■ SET EXERCISE
Count the lines below that include the word "this" and write that number alone.

■ EXTRACTED MATERIAL
·····

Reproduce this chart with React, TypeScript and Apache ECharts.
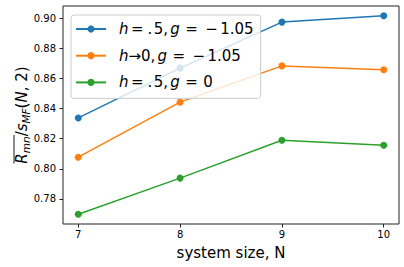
import React, { useEffect, useRef } from "react";
import * as echarts from "echarts";

const xValues = [7, 8, 9, 10];
const seriesNames = ["s1", "s2", "s3"];
const blueValues = [0.8338, 0.8669, 0.8975, 0.9017];
const orangeValues = [0.8077, 0.8443, 0.8684, 0.8658];
const greenValues = [0.7698, 0.7938, 0.819, 0.8157];
const xTicks = [7, 8, 9, 10];
const yTicks = [0.78, 0.8, 0.82, 0.84, 0.86, 0.88, 0.9];
const colors = ["#1f77b4", "#ff7f0e", "#2ca02c"];
const legendLabels: Record<string, string> = {
  s1: "{h|h}{eq|=}{dot|.}{five|5,}{g|g}{eq2|=}{mi|−}{num|1.05}",
  s2: "{h|h}{n|→0,}{g|g}{eq2|=}{mi|−}{num|1.05}",
  s3: "{h|h}{eq|=}{dot|.}{five|5,}{g|g}{eq2|=}{z|0}",
};

const FONT = "DejaVu Sans";

export default function App() {
  const ref = useRef<HTMLDivElement>(null);
  useEffect(() => {
    if (!ref.current) return;
    const chart = echarts.init(ref.current, undefined, { renderer: "svg" });
    const allSeries = [blueValues, orangeValues, greenValues];
    const base = { fontFamily: FONT, fontSize: 15, color: "#000", lineHeight: 18 };
    chart.setOption({
      animation: false,
      grid: {
        left: 63,
        right: 5,
        top: 6,
        bottom: 43,
        show: true,
        borderColor: "#222",
        borderWidth: 1,
        backgroundColor: "transparent",
      },
      xAxis: {
        type: "value",
        min: 6.85,
        max: 10.15,
        splitLine: { show: false },
        axisLine: { show: false },
        axisTick: { show: true, length: 3.5, customValues: xTicks, lineStyle: { color: "#222", width: 1 } },
        axisLabel: {
          customValues: xTicks,
          fontFamily: FONT,
          fontSize: 10,
          color: "#000",
          margin: 5.5,
          formatter: (v: number) => String(v),
        },
        name: "system size, N",
        nameLocation: "middle",
        nameGap: 21.5,
        nameTextStyle: { fontFamily: FONT, fontSize: 15, color: "#000" },
      },
      yAxis: {
        type: "value",
        min: 0.7633,
        max: 0.9082,
        splitLine: { show: false },
        axisLine: { show: false },
        axisTick: { show: true, length: 3.5, customValues: yTicks, lineStyle: { color: "#222", width: 1 } },
        axisLabel: {
          customValues: yTicks,
          fontFamily: FONT,
          fontSize: 10,
          color: "#000",
          margin: 7,
          formatter: (v: number) => v.toFixed(2),
        },
      },
      legend: {
        orient: "vertical",
        left: 71,
        top: 15,
        itemWidth: 30,
        itemHeight: 9,
        itemGap: 8.7,
        padding: [5, 7, 7, 4],
        backgroundColor: "rgba(255,255,255,0.8)",
        borderColor: "#cccccc",
        borderWidth: 1,
        borderRadius: 3,
        data: seriesNames,
        formatter: (name: string) => legendLabels[name],
        textStyle: {
          ...base,
          rich: {
            h: { ...base, fontStyle: "italic", padding: [0, 0, 0, 8] },
            eq: { ...base, padding: [0, 0, 0, 2.5] },
            dot: { ...base, padding: [0, 0, 0, 4] },
            five: { ...base, padding: [0, 0, 0, 1.5] },
            g: { ...base, fontStyle: "italic", padding: [0, 0, 0, 2] },
            eq2: { ...base, padding: [0, 0, 0, 5.5] },
            mi: { ...base, padding: [0, 0, 0, 7.5] },
            num: { ...base, padding: [0, 0, 0, 2.4] },
            z: { ...base, padding: [0, 0, 0, 5.6] },
            n: { ...base },
          },
        },
      },
      graphic: [
        {
          type: "group",
          x: 21.5,
          y: 115,
          rotation: Math.PI / 2,
          children: [
            {
              type: "text",
              x: 0,
              y: 0,
              style: {
                text: "{R|R}{sub|mn}{n|/}{R|s}{sub|MF}{n|(}{R|N}{n|, 2)}",
                align: "center",
                verticalAlign: "middle",
                textAlign: "center",
                textVerticalAlign: "middle",
                fill: "#000",
                font: "15px DejaVu Sans",
                rich: {
                  R: { fontFamily: FONT, fontSize: 15, fontStyle: "italic", lineHeight: 20, color: "#000" },
                  n: { fontFamily: FONT, fontSize: 15, lineHeight: 20, color: "#000" },
                  sub: {
                    fontFamily: FONT,
                    fontSize: 10.5,
                    fontStyle: "italic",
                    lineHeight: 10.5,
                    padding: [8, 0, 0, 0],
                    color: "#000",
                  },
                },
              },
            },
            {
              type: "line",
              shape: { x1: -48.5, y1: -7.5, x2: -20, y2: -7.5 },
              style: { stroke: "#000", lineWidth: 0.9 },
            },
          ],
        },
      ],
      series: allSeries.map((vals, i) => ({
        name: seriesNames[i],
        type: "line",
        data: xValues.map((x, j) => [x, vals[j]]),
        symbol: "circle",
        symbolSize: 7,
        showSymbol: true,
        lineStyle: { color: colors[i], width: 1.5 },
        itemStyle: { color: colors[i] },
        emphasis: { disabled: true },
      })),
    });
    return () => chart.dispose();
  }, []);
  return (
    <div
      ref={ref}
      style={{ position: "fixed", left: 0, top: 0, width: 404, height: 267, background: "#fff" }}
    />
  );
}
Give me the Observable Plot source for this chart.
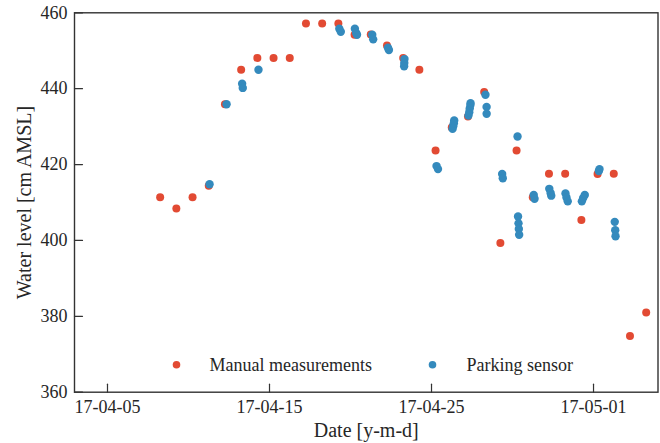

·····

■ RIGHT ANSWER
2